How a Mortgage Broker Can Help with Investment Property Mortgages

Navigating the mortgage landscape for investment properties can be challenging, especially given the different requirements and higher costs involved. Here’s how working with a mortgage broker can simplify the process and help you secure the best financing options:

  1. Access to a Wide Range of Lenders
    Mortgage brokers work with a variety of lenders, from major banks and credit unions to alternative and private lenders. This wide access means they can introduce you to mortgage options that best suit your investment strategy, even if your financial profile is unique.
  2. Guidance on Down Payment and Financing Structures
    Brokers understand the higher down payment and income requirements for investment properties and can help you structure your financing to meet these needs.
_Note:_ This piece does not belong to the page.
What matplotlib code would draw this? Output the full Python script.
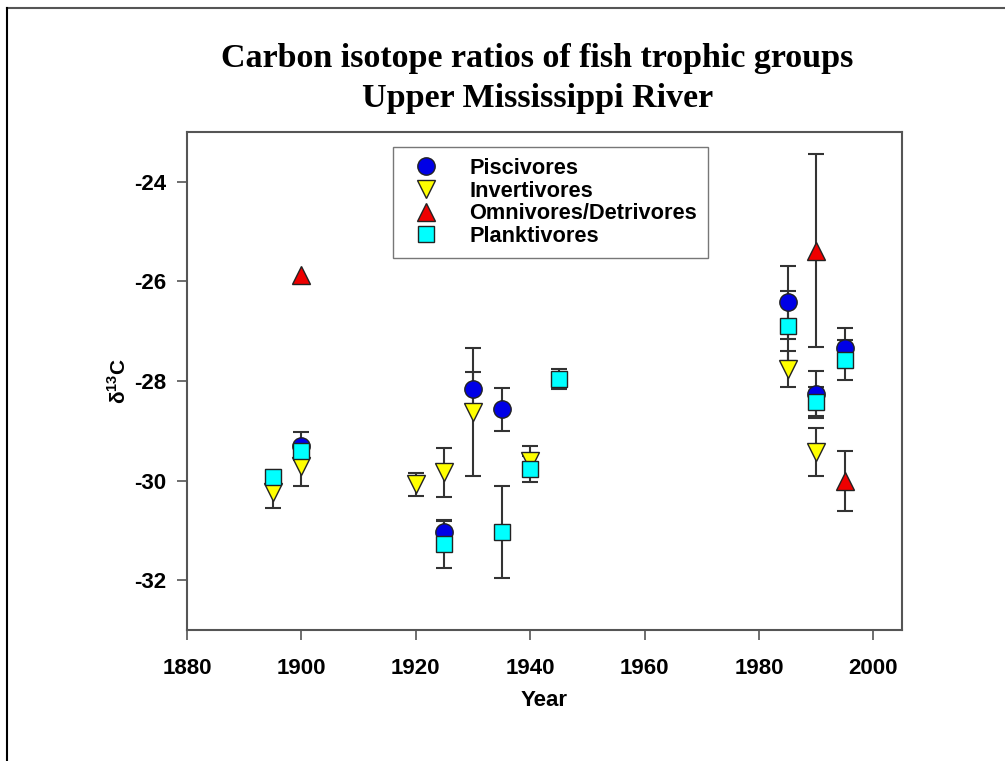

They can also guide you through options like using home equity to fund your down payment, which can be especially beneficial if you’re looking to acquire multiple properties.
  3. Advice on Leveraging Rental Income
    Some lenders allow a portion of rental income to be included in your application, while others may not. A broker can help you identify lenders that consider rental income, improving your debt service ratios and maximizing the amount you can borrow.
  4. Competitive Rates and Exclusive Offers
    Brokers have access to exclusive rates and terms not always available directly to borrowers. They can negotiate on your behalf, often securing better rates or more favorable terms that improve your cash flow and overall investment returns.
  5. Support with Investment Strategy and Portfolio Growth
    For those looking to build a portfolio, a broker can help plan a financing strategy that aligns with your long-term goals. They can advise on mortgage products that offer the flexibility you need to scale, including options for refinancing or accessing home equity for additional purchases.
  6. Simplified Application Process and Reduced Stress
    Investment property mortgages often require substantial documentation, including rental income proof, down payment verification, and property evaluations. A mortgage broker manages these steps on your behalf, saving you time and ensuring a smoother process.
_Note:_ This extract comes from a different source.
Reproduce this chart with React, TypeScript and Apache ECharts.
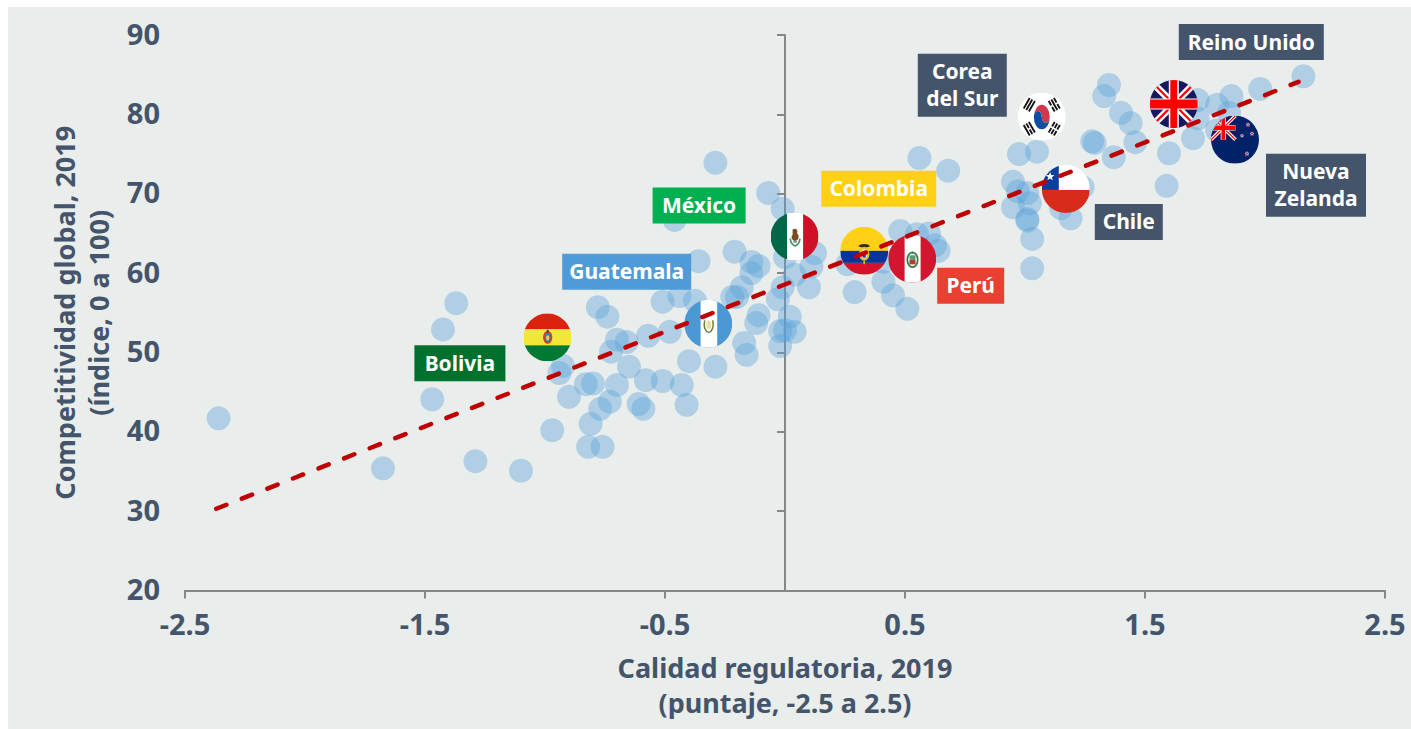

Tips for Securing a Mortgage on an Investment Property

  1. Prepare Your Financials Early
    Having organized financials, including tax returns, Notice of Assessments, and proof of rental income, can improve your application’s success. Start preparing documents well in advance to streamline the process.
  2. Build a Strong Credit Profile
    A solid credit score improves your chances of securing favorable rates and terms. Pay down outstanding debt, make payments on time, and limit new credit inquiries to keep your score strong.
  3. Consider Property Cash Flow
    Assess the property’s potential cash flow by comparing rental income to expenses. A positive cash flow helps cover your mortgage and increases your investment’s profitability.
  4. Factor in Unexpected Expenses
    Investment properties may require repairs, upgrades, or property management services, which can impact cash flow. Have a contingency fund in place for these unexpected costs.
  5. Work with a Mortgage Broker Early in the Process
    Connecting with a mortgage broker at the start of your search can save you time and money. They’ll help you set a budget, understand financing options, and support you in making informed decisions.